_Exercise prompt_
Extract the lines from the start through the line that holds "widths = [1.6, 2.2, 2.2, 2.0]", both included, omitting all images.

(Part of a data file)
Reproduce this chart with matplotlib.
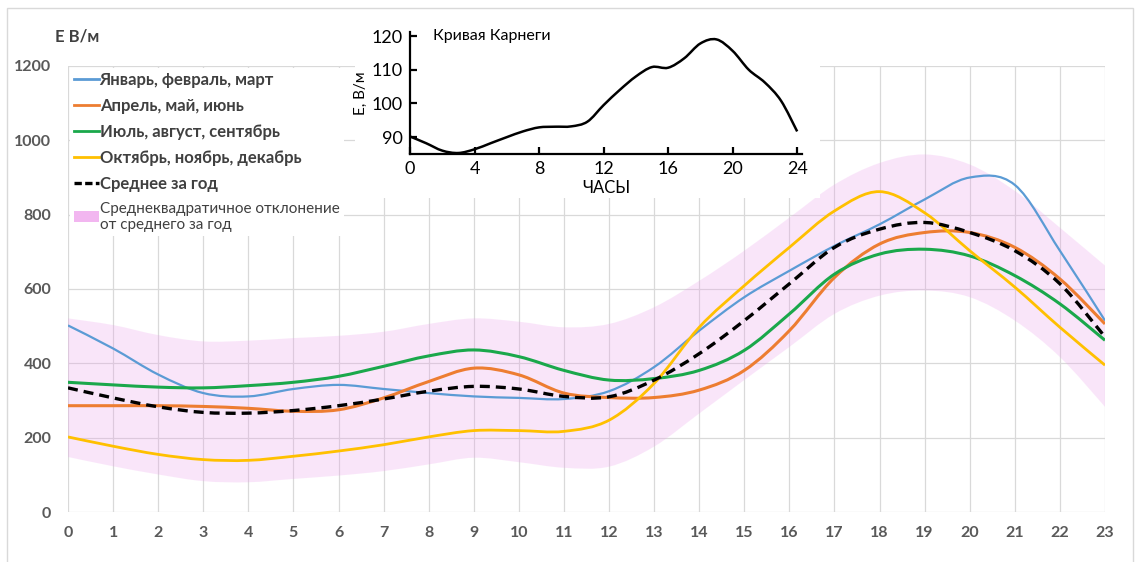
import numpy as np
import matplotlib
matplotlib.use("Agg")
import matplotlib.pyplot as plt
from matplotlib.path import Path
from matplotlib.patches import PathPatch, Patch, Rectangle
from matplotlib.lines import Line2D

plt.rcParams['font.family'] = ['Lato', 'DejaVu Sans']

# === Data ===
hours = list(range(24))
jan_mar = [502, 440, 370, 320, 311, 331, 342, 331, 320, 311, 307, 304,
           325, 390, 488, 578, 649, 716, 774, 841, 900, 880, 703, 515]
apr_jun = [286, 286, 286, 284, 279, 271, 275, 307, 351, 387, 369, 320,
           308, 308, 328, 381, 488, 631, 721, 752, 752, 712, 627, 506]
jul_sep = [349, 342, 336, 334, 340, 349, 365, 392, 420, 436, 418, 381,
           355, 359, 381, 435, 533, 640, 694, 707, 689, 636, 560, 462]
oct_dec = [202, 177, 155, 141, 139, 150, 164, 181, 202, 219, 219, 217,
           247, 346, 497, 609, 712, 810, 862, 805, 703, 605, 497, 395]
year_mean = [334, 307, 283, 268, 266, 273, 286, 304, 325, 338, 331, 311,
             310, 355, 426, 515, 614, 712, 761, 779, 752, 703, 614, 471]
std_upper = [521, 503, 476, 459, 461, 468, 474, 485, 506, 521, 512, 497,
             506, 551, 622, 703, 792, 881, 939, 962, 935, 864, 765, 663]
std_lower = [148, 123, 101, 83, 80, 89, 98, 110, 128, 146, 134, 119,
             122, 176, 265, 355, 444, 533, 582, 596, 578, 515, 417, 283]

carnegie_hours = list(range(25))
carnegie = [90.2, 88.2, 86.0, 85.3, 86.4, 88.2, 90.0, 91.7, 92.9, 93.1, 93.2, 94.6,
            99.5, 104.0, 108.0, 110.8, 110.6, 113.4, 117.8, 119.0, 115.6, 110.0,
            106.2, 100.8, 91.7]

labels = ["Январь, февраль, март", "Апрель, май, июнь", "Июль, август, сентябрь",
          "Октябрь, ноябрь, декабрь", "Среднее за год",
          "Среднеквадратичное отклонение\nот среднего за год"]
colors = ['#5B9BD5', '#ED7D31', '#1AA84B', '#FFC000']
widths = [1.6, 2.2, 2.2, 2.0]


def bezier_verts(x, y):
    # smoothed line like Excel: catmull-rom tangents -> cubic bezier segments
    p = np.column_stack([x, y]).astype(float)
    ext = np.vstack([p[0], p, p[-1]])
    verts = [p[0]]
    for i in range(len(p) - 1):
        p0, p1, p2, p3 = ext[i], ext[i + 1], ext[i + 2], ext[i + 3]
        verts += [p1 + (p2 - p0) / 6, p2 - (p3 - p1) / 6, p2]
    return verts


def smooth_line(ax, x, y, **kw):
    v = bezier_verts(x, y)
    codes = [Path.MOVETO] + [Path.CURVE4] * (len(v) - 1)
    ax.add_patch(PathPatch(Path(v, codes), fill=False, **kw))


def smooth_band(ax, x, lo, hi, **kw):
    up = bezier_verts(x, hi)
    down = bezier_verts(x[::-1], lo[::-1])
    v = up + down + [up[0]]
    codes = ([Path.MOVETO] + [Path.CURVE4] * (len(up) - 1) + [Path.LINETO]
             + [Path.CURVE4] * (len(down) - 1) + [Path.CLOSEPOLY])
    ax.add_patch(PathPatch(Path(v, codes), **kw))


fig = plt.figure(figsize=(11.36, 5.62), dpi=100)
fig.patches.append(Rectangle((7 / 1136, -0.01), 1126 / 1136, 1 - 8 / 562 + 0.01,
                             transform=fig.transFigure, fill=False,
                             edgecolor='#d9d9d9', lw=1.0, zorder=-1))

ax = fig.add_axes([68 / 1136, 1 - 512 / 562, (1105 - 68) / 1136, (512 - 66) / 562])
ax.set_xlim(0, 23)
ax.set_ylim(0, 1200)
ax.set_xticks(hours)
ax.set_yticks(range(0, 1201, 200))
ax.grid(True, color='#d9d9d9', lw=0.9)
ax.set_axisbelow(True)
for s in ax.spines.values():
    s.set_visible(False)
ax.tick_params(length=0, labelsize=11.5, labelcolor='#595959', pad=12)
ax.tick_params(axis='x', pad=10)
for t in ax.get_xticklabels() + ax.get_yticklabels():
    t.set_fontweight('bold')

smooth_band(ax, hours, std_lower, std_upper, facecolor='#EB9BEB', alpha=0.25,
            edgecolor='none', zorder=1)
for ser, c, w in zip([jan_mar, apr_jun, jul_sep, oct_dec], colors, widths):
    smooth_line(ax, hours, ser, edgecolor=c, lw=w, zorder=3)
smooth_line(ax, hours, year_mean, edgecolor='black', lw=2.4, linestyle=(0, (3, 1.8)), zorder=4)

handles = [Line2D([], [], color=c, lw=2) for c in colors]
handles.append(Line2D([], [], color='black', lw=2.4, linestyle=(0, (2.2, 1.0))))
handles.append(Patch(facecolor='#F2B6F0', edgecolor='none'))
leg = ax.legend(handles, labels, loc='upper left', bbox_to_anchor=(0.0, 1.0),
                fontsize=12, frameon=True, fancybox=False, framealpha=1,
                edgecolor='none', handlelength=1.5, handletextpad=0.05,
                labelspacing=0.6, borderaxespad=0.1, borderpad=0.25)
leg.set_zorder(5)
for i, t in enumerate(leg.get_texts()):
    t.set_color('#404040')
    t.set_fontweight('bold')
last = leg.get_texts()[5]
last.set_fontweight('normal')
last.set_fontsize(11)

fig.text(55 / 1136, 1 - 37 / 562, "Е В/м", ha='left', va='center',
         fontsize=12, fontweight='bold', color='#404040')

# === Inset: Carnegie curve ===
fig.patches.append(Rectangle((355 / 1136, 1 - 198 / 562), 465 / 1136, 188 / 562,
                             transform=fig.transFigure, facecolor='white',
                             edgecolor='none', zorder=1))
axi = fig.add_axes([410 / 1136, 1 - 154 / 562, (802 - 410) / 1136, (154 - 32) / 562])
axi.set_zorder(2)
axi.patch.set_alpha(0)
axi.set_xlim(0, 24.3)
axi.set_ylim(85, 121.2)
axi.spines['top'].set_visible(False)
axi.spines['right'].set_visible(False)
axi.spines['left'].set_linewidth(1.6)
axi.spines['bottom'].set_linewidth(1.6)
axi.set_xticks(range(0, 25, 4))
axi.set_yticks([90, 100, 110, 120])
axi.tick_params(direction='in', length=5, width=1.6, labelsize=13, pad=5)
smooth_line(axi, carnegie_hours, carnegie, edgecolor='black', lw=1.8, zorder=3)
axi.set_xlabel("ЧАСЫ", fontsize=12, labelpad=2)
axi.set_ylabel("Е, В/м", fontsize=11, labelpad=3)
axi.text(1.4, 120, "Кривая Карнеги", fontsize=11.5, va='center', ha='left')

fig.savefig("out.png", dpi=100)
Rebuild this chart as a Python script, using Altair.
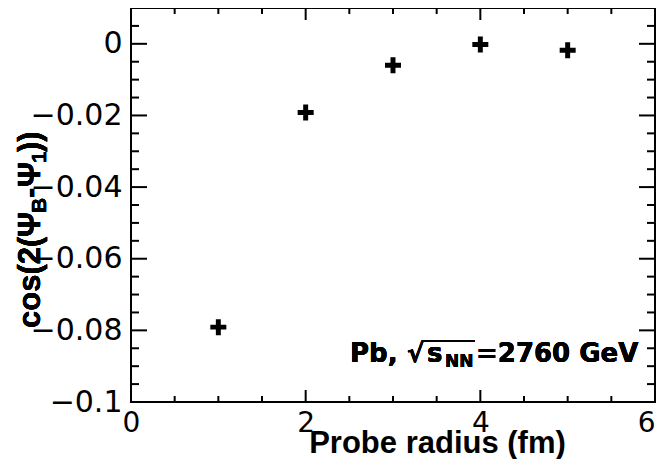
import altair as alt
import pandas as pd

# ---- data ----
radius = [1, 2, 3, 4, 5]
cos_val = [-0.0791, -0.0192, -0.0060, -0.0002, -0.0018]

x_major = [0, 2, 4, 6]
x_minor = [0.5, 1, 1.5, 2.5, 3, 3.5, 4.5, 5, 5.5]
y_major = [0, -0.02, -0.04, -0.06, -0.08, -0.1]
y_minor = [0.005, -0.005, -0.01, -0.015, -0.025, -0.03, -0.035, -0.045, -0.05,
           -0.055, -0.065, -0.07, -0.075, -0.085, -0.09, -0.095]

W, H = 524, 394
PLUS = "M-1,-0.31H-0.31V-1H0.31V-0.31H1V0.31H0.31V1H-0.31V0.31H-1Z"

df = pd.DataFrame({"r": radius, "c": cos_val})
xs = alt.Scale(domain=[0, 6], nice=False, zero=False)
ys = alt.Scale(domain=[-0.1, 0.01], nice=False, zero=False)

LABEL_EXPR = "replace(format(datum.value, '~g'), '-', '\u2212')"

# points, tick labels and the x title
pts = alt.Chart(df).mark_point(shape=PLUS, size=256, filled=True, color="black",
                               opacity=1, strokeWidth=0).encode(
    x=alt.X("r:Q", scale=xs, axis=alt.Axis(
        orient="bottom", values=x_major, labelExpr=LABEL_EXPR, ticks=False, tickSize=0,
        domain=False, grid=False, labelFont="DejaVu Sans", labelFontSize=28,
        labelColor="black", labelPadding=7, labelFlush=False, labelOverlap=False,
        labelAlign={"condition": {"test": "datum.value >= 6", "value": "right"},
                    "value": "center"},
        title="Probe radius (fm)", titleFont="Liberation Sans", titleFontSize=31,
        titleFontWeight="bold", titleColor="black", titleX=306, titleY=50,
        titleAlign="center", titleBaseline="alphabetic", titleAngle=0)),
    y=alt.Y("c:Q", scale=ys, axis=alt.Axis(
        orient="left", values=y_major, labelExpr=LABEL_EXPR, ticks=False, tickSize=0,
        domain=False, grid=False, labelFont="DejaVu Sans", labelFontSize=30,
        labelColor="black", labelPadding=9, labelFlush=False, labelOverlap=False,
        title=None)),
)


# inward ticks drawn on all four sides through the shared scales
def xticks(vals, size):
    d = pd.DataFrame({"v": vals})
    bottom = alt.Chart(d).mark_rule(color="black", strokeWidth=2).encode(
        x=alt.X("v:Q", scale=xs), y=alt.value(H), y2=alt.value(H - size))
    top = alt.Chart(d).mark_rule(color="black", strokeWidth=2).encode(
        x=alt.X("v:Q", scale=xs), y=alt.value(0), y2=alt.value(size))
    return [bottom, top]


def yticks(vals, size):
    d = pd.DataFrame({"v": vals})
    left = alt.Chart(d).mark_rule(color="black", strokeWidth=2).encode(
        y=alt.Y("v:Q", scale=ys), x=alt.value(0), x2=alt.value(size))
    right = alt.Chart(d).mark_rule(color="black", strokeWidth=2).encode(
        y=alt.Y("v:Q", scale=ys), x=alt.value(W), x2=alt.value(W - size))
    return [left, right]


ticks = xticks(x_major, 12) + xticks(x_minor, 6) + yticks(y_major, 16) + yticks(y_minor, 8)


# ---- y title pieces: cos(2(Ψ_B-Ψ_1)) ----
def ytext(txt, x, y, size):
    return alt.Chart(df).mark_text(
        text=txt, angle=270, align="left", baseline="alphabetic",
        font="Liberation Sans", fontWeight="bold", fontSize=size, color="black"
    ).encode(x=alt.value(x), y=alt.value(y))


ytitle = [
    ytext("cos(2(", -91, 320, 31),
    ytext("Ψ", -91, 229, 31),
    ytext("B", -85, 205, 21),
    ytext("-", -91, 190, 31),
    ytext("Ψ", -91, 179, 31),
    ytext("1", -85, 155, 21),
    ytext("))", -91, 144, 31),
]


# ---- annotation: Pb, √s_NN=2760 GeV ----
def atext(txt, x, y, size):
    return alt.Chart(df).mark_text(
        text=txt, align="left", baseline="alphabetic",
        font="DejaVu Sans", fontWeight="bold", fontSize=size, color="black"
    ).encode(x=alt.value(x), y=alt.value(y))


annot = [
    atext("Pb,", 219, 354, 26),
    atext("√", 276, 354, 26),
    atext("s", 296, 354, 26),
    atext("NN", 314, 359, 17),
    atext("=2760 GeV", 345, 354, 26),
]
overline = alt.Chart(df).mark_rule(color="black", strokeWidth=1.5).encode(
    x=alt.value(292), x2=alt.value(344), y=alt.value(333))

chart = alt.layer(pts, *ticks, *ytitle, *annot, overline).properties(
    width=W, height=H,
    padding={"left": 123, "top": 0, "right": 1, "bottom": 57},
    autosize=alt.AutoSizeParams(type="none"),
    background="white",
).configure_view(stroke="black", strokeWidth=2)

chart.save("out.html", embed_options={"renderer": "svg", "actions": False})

_Reply_
Reproduce this chart with matplotlib.
import numpy as np
import matplotlib
matplotlib.use("Agg")
import matplotlib.pyplot as plt
from matplotlib.path import Path
from matplotlib.patches import PathPatch, Patch, Rectangle
from matplotlib.lines import Line2D

plt.rcParams['font.family'] = ['Lato', 'DejaVu Sans']

# === Data ===
hours = list(range(24))
jan_mar = [502, 440, 370, 320, 311, 331, 342, 331, 320, 311, 307, 304,
           325, 390, 488, 578, 649, 716, 774, 841, 900, 880, 703, 515]
apr_jun = [286, 286, 286, 284, 279, 271, 275, 307, 351, 387, 369, 320,
           308, 308, 328, 381, 488, 631, 721, 752, 752, 712, 627, 506]
jul_sep = [349, 342, 336, 334, 340, 349, 365, 392, 420, 436, 418, 381,
           355, 359, 381, 435, 533, 640, 694, 707, 689, 636, 560, 462]
oct_dec = [202, 177, 155, 141, 139, 150, 164, 181, 202, 219, 219, 217,
           247, 346, 497, 609, 712, 810, 862, 805, 703, 605, 497, 395]
year_mean = [334, 307, 283, 268, 266, 273, 286, 304, 325, 338, 331, 311,
             310, 355, 426, 515, 614, 712, 761, 779, 752, 703, 614, 471]
std_upper = [521, 503, 476, 459, 461, 468, 474, 485, 506, 521, 512, 497,
             506, 551, 622, 703, 792, 881, 939, 962, 935, 864, 765, 663]
std_lower = [148, 123, 101, 83, 80, 89, 98, 110, 128, 146, 134, 119,
             122, 176, 265, 355, 444, 533, 582, 596, 578, 515, 417, 283]

carnegie_hours = list(range(25))
carnegie = [90.2, 88.2, 86.0, 85.3, 86.4, 88.2, 90.0, 91.7, 92.9, 93.1, 93.2, 94.6,
            99.5, 104.0, 108.0, 110.8, 110.6, 113.4, 117.8, 119.0, 115.6, 110.0,
            106.2, 100.8, 91.7]

labels = ["Январь, февраль, март", "Апрель, май, июнь", "Июль, август, сентябрь",
          "Октябрь, ноябрь, декабрь", "Среднее за год",
          "Среднеквадратичное отклонение\nот среднего за год"]
colors = ['#5B9BD5', '#ED7D31', '#1AA84B', '#FFC000']
widths = [1.6, 2.2, 2.2, 2.0]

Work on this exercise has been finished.